▶ SUPPLIED MATERIAL:
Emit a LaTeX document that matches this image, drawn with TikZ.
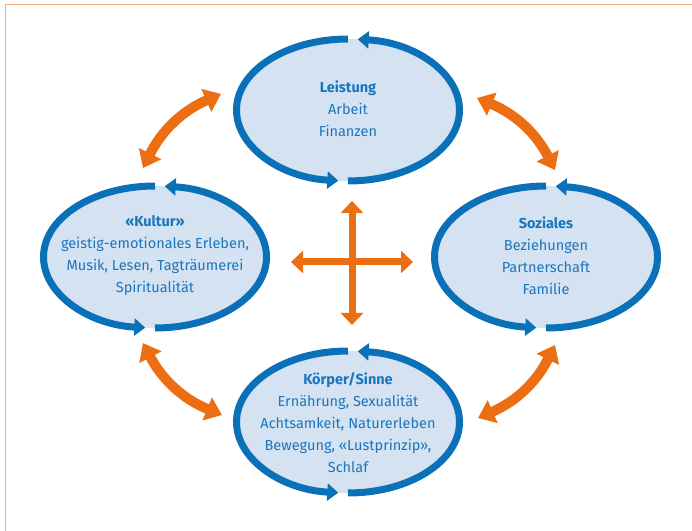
\documentclass[tikz,border=0pt]{standalone}
\usepackage{fontspec}
\setmainfont{Fira Sans}
\usetikzlibrary{arrows.meta,shapes.geometric,calc}

\definecolor{ringblue}{HTML}{0A70B8}
\definecolor{ringfill}{HTML}{D5E2F1}
\definecolor{textblue}{HTML}{1A76BD}
\definecolor{linkorange}{HTML}{EC6E12}
\definecolor{frameorange}{HTML}{F6AE80}

\tikzset{
  area/.style={shape=ellipse, fill=ringfill, minimum width=223, minimum height=142, inner sep=0},
  areatext/.style={align=center, text=textblue, font=\fontsize{14.5}{22}\selectfont},
  bluearc/.style={draw=ringblue, line width=7pt, -{Triangle[width=17pt,length=11pt]}},
  link/.style={draw=linkorange, line width=10pt,
    {Triangle[width=24pt,length=16pt]}-{Triangle[width=24pt,length=16pt]}},
  crossarrow/.style={draw=linkorange, line width=7pt,
    {Triangle[width=22pt,length=12pt]}-{Triangle[width=22pt,length=12pt]}},
  frame/.style={draw=frameorange, line width=1.5pt}
}

% two circulating arcs round an area
\newcommand\ringarrows[1]{%
  \draw[bluearc] ($(#1)+(90:111.5 and 71)$) arc[start angle=90, end angle=265, x radius=111.5, y radius=71];
  \draw[bluearc] ($(#1)+(270:111.5 and 71)$) arc[start angle=270, end angle=445, x radius=111.5, y radius=71];
}

\begin{document}
\begin{tikzpicture}[x=1pt, y=1pt]
\useasboundingbox (0,0) rectangle (692,530);
\clip (0,0) rectangle (692,530);

% frame
\draw[frame] (5.5,-10) -- (5.5,525.5) -- (700,525.5);

% the four areas
\node[area] (T) at (348,420) {};
\node[area] (L) at (155,273) {};
\node[area] (R) at (546,273) {};
\node[area] (B) at (348,108) {};

\ringarrows{T}
\ringarrows{L}
\ringarrows{R}
\ringarrows{B}

\node[areatext] (Ttext) at ($(T)+(0,1)$) {\textbf{Leistung}\\Arbeit\\Finanzen};
\node[areatext] (Ltext) at ($(L)+(0,1)$) {\textbf{«Kultur»}\\geistig-emotionales Erleben,\\Musik, Lesen, Tagträumerei\\Spiritualität};
\node[areatext] (Rtext) at ($(R)+(0,1)$) {\textbf{Soziales}\\Beziehungen\\Partnerschaft\\Familie};
\node[areatext] (Btext) at ($(B)+(0,-1)$) {\textbf{Körper/Sinne}\\Ernährung, Sexualität\\Achtsamkeit, Naturerleben\\Bewegung, «Lustprinzip»,\\Schlaf};

% links between neighbouring areas
\draw[link] ($(L)+(-12,89)$) to[bend left=20] ($(T)+(-127,16)$);
\draw[link] ($(T)+(129,12)$) to[bend left=20] ($(R)+(9,87)$);
\draw[link] ($(R)+(9,-88)$) to[bend left=20] ($(B)+(130,4)$);
\draw[link] ($(B)+(-126,7)$) to[bend left=20] ($(L)+(-12,-86)$);

% central cross
\coordinate (hub) at (352,268);
\draw[crossarrow] ($(hub)+(0,61)$) -- ($(hub)+(0,-63)$);
\draw[crossarrow] ($(hub)+(-61,0)$) -- ($(hub)+(61,0)$);
\end{tikzpicture}
\end{document}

▶ DO THIS:
Reproduce all of the material exactly, apart from the pictures.

▶ TASK SOLUTION:
Emit a LaTeX document that matches this image, drawn with TikZ.
\documentclass[tikz,border=0pt]{standalone}
\usepackage{fontspec}
\setmainfont{Fira Sans}
\usetikzlibrary{arrows.meta,shapes.geometric,calc}

\definecolor{ringblue}{HTML}{0A70B8}
\definecolor{ringfill}{HTML}{D5E2F1}
\definecolor{textblue}{HTML}{1A76BD}
\definecolor{linkorange}{HTML}{EC6E12}
\definecolor{frameorange}{HTML}{F6AE80}

\tikzset{
  area/.style={shape=ellipse, fill=ringfill, minimum width=223, minimum height=142, inner sep=0},
  areatext/.style={align=center, text=textblue, font=\fontsize{14.5}{22}\selectfont},
  bluearc/.style={draw=ringblue, line width=7pt, -{Triangle[width=17pt,length=11pt]}},
  link/.style={draw=linkorange, line width=10pt,
    {Triangle[width=24pt,length=16pt]}-{Triangle[width=24pt,length=16pt]}},
  crossarrow/.style={draw=linkorange, line width=7pt,
    {Triangle[width=22pt,length=12pt]}-{Triangle[width=22pt,length=12pt]}},
  frame/.style={draw=frameorange, line width=1.5pt}
}

% two circulating arcs round an area
\newcommand\ringarrows[1]{%
  \draw[bluearc] ($(#1)+(90:111.5 and 71)$) arc[start angle=90, end angle=265, x radius=111.5, y radius=71];
  \draw[bluearc] ($(#1)+(270:111.5 and 71)$) arc[start angle=270, end angle=445, x radius=111.5, y radius=71];
}

\begin{document}
\begin{tikzpicture}[x=1pt, y=1pt]
\useasboundingbox (0,0) rectangle (692,530);
\clip (0,0) rectangle (692,530);

% frame
\draw[frame] (5.5,-10) -- (5.5,525.5) -- (700,525.5);

% the four areas
\node[area] (T) at (348,420) {};
\node[area] (L) at (155,273) {};
\node[area] (R) at (546,273) {};
\node[area] (B) at (348,108) {};

\ringarrows{T}
\ringarrows{L}
\ringarrows{R}
\ringarrows{B}

\node[areatext] (Ttext) at ($(T)+(0,1)$) {\textbf{Leistung}\\Arbeit\\Finanzen};
\node[areatext] (Ltext) at ($(L)+(0,1)$) {\textbf{«Kultur»}\\geistig-emotionales Erleben,\\Musik, Lesen, Tagträumerei\\Spiritualität};
\node[areatext] (Rtext) at ($(R)+(0,1)$) {\textbf{Soziales}\\Beziehungen\\Partnerschaft\\Familie};
\node[areatext] (Btext) at ($(B)+(0,-1)$) {\textbf{Körper/Sinne}\\Ernährung, Sexualität\\Achtsamkeit, Naturerleben\\Bewegung, «Lustprinzip»,\\Schlaf};

% links between neighbouring areas
\draw[link] ($(L)+(-12,89)$) to[bend left=20] ($(T)+(-127,16)$);
\draw[link] ($(T)+(129,12)$) to[bend left=20] ($(R)+(9,87)$);
\draw[link] ($(R)+(9,-88)$) to[bend left=20] ($(B)+(130,4)$);
\draw[link] ($(B)+(-126,7)$) to[bend left=20] ($(L)+(-12,-86)$);

% central cross
\coordinate (hub) at (352,268);
\draw[crossarrow] ($(hub)+(0,61)$) -- ($(hub)+(0,-63)$);
\draw[crossarrow] ($(hub)+(-61,0)$) -- ($(hub)+(61,0)$);
\end{tikzpicture}
\end{document}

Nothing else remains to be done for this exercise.